There seem to be a bunch of questions here. I'm answering some questions that I think you are asking, but I'm not sure whether I really am addressing your questions — I really only understand one of your questions.

(1) Why does the operator acting on $\rho_{AB}$ have the form ${\cal L}\otimes I$?

Generally, we assume that we are given a map that acts only on system $A$.

Now, if we apply ${\cal L}$ to $A$, and we do nothing to $B$, then the combined operator is ${\cal L}\otimes I$.

A brief intuition for this: if applying some operator just to system $A$ has some non-identity effect on a second system $B$ that was uncorrelated to $A$, that would be very weird. And linearity of quantum mechanics then implies that the combined operator is ${\cal L}\otimes I$.

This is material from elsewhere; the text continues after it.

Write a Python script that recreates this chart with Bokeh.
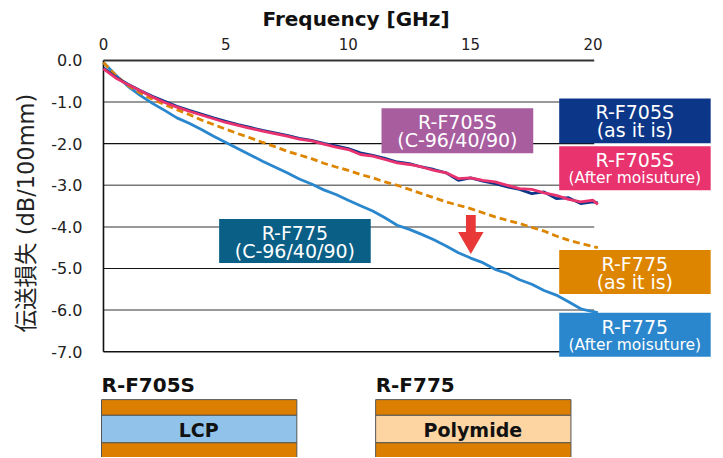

(2) Maybe your real question is: suppose you have a quantum map ${\cal L}$ that acts on multiple systems. How do you know that when you just look at $A$, that quantum map is completely positive?

Suppose there some system $C$, somewhere in the universe (maybe on Alpha Centauri), which ${\cal L}$ acts on as the identity. Then ${\cal L} \otimes I$ is the map that acts on $A \otimes C$, and the argument above show that ${\cal L}$ is completely positive. I assume that this addresses your question for practical real-world quantum maps.

(3) If you have a very, very small universe — say your Hilbert space $A$ is a subspace of the universe $U$ with $$\dim U < (\dim A)^2$$ — then I believe it's quite possible that ${\cal L}$ isn't completely positive.